Regarding the similarities between elves and men, the author's note from the story 'Never Speak Nor Sing' made the point remarkably well.
Lastly, I like how you build up your opinion of characters on evidence and analysis of their actions- that's not a given. I'm guilty of doing the opposite, deciding if I like a character and then interpreting their deeds accordingly.
To make a long, rambling review short: I liked it a lot, it actually made me think, and on top of it all you put it together in a pleasant, clear style. Well done.
Oh, thank you so much. I am really happy that you enjoyed this and found it useful. There are different school of interpreting how human or alien Elves are. Tolkien himself states they are human.
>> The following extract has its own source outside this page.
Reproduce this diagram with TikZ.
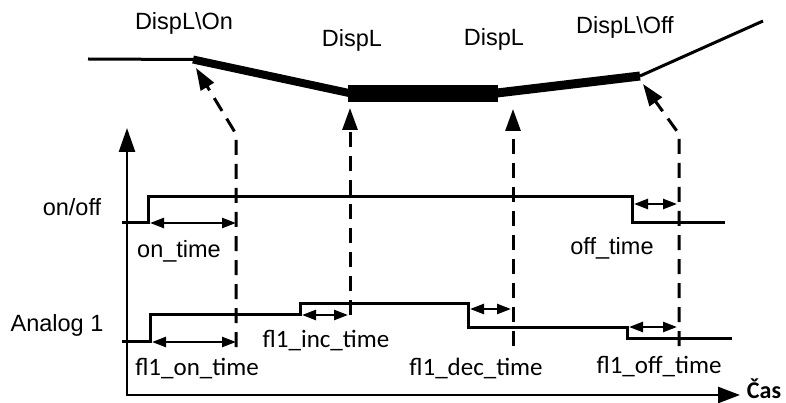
\documentclass[tikz,border=0pt]{standalone}
\usepackage{fontspec}
\setmainfont{Liberation Sans}
\newfontfamily\calib{Carlito}
\usetikzlibrary{arrows.meta}
\begin{document}
\begin{tikzpicture}[x=1pt,y=-1pt,
  sig/.style={line width=3pt, line join=miter},
  axisline/.style={line width=2.6pt,{Triangle[length=24pt,width=16pt]}-{Triangle[length=22pt,width=16pt]}},
  dsh/.style={line width=3pt, dash pattern=on 15pt off 9pt},
  dimarr/.style={line width=2.4pt,{Triangle[length=14pt,width=10pt]}-{Triangle[length=14pt,width=10pt]}},
  upar/.style={dsh,-{Triangle[length=22pt,width=15pt]}},
  lbl/.style={font=\fontsize{23.5}{28}\selectfont, anchor=base, inner sep=0pt},
  flbl/.style={font=\calib\fontsize{25}{30}\selectfont, anchor=base, inner sep=0pt},
]
\useasboundingbox (0,0) rectangle (786,403);
% top curve
\coordinate (t0) at (88,59);
\coordinate (t1) at (193,59.5);
\coordinate (t2) at (349,93);
\coordinate (t3) at (497,93);
\coordinate (t4) at (640,76);
\coordinate (t5) at (763,21);
\draw[line width=3pt] (t0) -- (t1);
\draw[line width=8pt] (t1) -- (t2);
\fill (348,85) rectangle (498,102);
\draw[line width=9pt] (t3) -- (t4);
\draw[line width=3pt] (t4) -- (t5);
% dashed arrows
\draw[upar] (236,347) -- (236,134) -- (196,68);
\draw[upar] (350,315) -- (350,108);
\draw[upar] (513,346) -- (513,109);
\draw[upar] (679,346) -- (679,134) -- (643,84);
% axes
\draw[axisline] (127,128) -- (127,395) -- (740,395);
% signals
\draw[sig] (122,223) -- (148,223) -- (148,197) -- (632,197) -- (632,223) -- (725,223);
\draw[sig] (122,341) -- (150,341) -- (150,314) -- (300,314) -- (300,303) -- (468,303) -- (468,327) -- (627,327) -- (627,338) -- (732,338);
% dimension arrows
\draw[dimarr] (150,223) -- (236,223);
\draw[dimarr] (634,204) -- (677,204);
\draw[dimarr] (152,342) -- (236,342);
\draw[dimarr] (302,315) -- (348,315);
\draw[dimarr] (470,309) -- (511,309);
\draw[dimarr] (629,327) -- (677,327);
% labels
\node[lbl] (l1) at (184,30) {DispL\textbackslash On};
\node[lbl] (l2) at (352,47) {DispL};
\node[lbl] (l3) at (494,46) {DispL};
\node[lbl] (l4) at (625,34) {DispL\textbackslash Off};
\node[lbl] (l5) at (72,216) {on/off};
\node[lbl] (l6) at (179,257) {on\_time};
\node[lbl] (l7) at (612,254) {off\_time};
\node[lbl] (l8) at (57,331) {Analog 1};
\node[flbl] (f1) at (197,375) {fl1\_on\_time};
\node[flbl] (f2) at (326,347) {fl1\_inc\_time};
\node[flbl] (f3) at (476,375) {fl1\_dec\_time};
\node[flbl] (f4) at (659,373) {fl1\_off\_time};
\node[flbl,font=\calib\bfseries\fontsize{24}{30}\selectfont] (cas) at (764,398) {Čas};
\end{tikzpicture}
\end{document}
They could not create children if they were not.
I suppose one might imagine Elves as evolving throughout their quasi-immortal lives to have very different concerns than mortals. Time is an enormous factor in determining ones choices in life as we know it. Tolkien explains a conservatizing element in that evolution. Most of us pick up the story in LotR where, with a couple of exceptions perhaps, we are dealing with Elves who have been living in Middle-earth, fighting what Galadriel calls the long defeat, for a very long time--thousands of years. For that reason, I rather prefer the First Age or even Second Age stories, especially when I am writing fanfiction, because I can relate better to the characters.
Thank you so much for reading and for commenting!